--- start of DATA SUPPLIED ---
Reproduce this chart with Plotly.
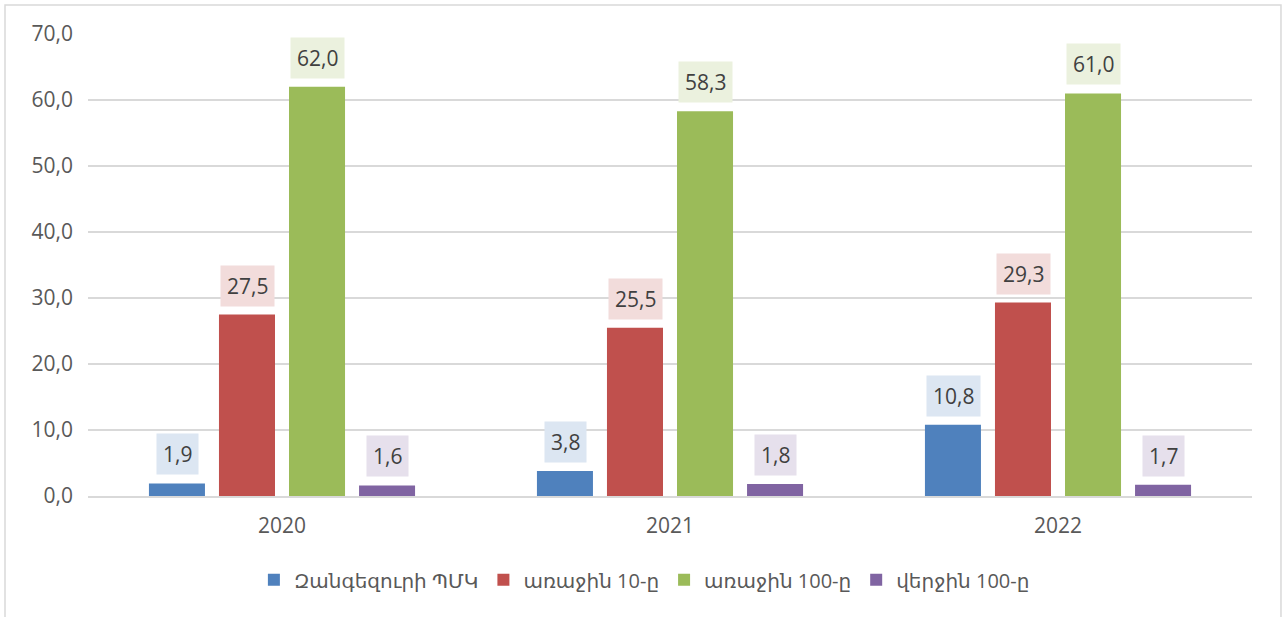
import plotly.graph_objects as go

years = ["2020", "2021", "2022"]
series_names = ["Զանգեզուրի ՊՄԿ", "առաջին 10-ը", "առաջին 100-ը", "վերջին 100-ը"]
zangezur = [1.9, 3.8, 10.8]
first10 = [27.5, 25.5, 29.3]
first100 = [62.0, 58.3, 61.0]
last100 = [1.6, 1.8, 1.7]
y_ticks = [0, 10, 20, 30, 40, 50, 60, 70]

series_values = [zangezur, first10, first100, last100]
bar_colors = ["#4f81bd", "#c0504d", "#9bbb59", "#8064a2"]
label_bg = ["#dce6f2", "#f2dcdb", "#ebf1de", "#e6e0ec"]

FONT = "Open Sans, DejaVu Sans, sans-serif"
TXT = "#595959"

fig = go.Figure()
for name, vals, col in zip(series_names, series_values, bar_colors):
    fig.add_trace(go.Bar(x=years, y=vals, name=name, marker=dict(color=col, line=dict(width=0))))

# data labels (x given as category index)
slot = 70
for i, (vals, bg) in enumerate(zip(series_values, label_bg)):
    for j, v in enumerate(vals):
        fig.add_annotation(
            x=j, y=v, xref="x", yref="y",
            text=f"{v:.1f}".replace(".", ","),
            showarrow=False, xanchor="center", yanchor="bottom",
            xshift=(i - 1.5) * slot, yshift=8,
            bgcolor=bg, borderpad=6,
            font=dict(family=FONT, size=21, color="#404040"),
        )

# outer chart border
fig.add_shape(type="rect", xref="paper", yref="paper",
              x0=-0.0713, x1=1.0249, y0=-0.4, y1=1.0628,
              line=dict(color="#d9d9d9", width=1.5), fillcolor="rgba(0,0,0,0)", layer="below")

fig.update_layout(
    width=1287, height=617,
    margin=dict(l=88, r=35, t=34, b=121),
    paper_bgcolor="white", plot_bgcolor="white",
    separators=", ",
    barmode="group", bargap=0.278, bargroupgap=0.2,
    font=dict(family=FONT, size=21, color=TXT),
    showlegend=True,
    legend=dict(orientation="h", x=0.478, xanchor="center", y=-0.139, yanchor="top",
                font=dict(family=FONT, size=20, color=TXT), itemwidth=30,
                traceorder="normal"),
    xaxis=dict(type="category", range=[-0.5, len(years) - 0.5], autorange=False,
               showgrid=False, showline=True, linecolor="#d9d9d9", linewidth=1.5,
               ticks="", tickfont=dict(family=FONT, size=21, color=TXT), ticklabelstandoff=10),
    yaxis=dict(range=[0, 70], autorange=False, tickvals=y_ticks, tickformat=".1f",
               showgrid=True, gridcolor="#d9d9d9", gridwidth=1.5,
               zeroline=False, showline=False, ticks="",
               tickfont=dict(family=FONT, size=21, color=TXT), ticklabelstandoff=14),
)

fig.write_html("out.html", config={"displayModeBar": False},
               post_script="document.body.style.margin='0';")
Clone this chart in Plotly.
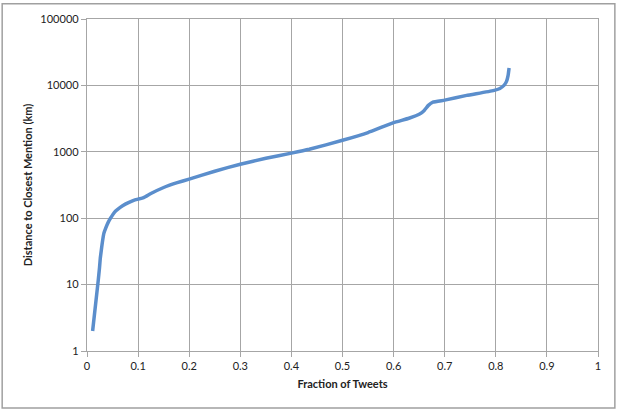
--- end of DATA SUPPLIED ---
• [WHAT THE TASK ASKS]
Repeat the full listing above exactly, with no pictures in the copy.

• [RESPONSE TO THIS TASK]
Reproduce this chart with Plotly.
import plotly.graph_objects as go

years = ["2020", "2021", "2022"]
series_names = ["Զանգեզուրի ՊՄԿ", "առաջին 10-ը", "առաջին 100-ը", "վերջին 100-ը"]
zangezur = [1.9, 3.8, 10.8]
first10 = [27.5, 25.5, 29.3]
first100 = [62.0, 58.3, 61.0]
last100 = [1.6, 1.8, 1.7]
y_ticks = [0, 10, 20, 30, 40, 50, 60, 70]

series_values = [zangezur, first10, first100, last100]
bar_colors = ["#4f81bd", "#c0504d", "#9bbb59", "#8064a2"]
label_bg = ["#dce6f2", "#f2dcdb", "#ebf1de", "#e6e0ec"]

FONT = "Open Sans, DejaVu Sans, sans-serif"
TXT = "#595959"

fig = go.Figure()
for name, vals, col in zip(series_names, series_values, bar_colors):
    fig.add_trace(go.Bar(x=years, y=vals, name=name, marker=dict(color=col, line=dict(width=0))))

# data labels (x given as category index)
slot = 70
for i, (vals, bg) in enumerate(zip(series_values, label_bg)):
    for j, v in enumerate(vals):
        fig.add_annotation(
            x=j, y=v, xref="x", yref="y",
            text=f"{v:.1f}".replace(".", ","),
            showarrow=False, xanchor="center", yanchor="bottom",
            xshift=(i - 1.5) * slot, yshift=8,
            bgcolor=bg, borderpad=6,
            font=dict(family=FONT, size=21, color="#404040"),
        )

# outer chart border
fig.add_shape(type="rect", xref="paper", yref="paper",
              x0=-0.0713, x1=1.0249, y0=-0.4, y1=1.0628,
              line=dict(color="#d9d9d9", width=1.5), fillcolor="rgba(0,0,0,0)", layer="below")

fig.update_layout(
    width=1287, height=617,
    margin=dict(l=88, r=35, t=34, b=121),
    paper_bgcolor="white", plot_bgcolor="white",
    separators=", ",
    barmode="group", bargap=0.278, bargroupgap=0.2,
    font=dict(family=FONT, size=21, color=TXT),
    showlegend=True,
    legend=dict(orientation="h", x=0.478, xanchor="center", y=-0.139, yanchor="top",
                font=dict(family=FONT, size=20, color=TXT), itemwidth=30,
                traceorder="normal"),
    xaxis=dict(type="category", range=[-0.5, len(years) - 0.5], autorange=False,
               showgrid=False, showline=True, linecolor="#d9d9d9", linewidth=1.5,
               ticks="", tickfont=dict(family=FONT, size=21, color=TXT), ticklabelstandoff=10),
    yaxis=dict(range=[0, 70], autorange=False, tickvals=y_ticks, tickformat=".1f",
               showgrid=True, gridcolor="#d9d9d9", gridwidth=1.5,
               zeroline=False, showline=False, ticks="",
               tickfont=dict(family=FONT, size=21, color=TXT), ticklabelstandoff=14),
)

fig.write_html("out.html", config={"displayModeBar": False},
               post_script="document.body.style.margin='0';")
Clone this chart in Plotly.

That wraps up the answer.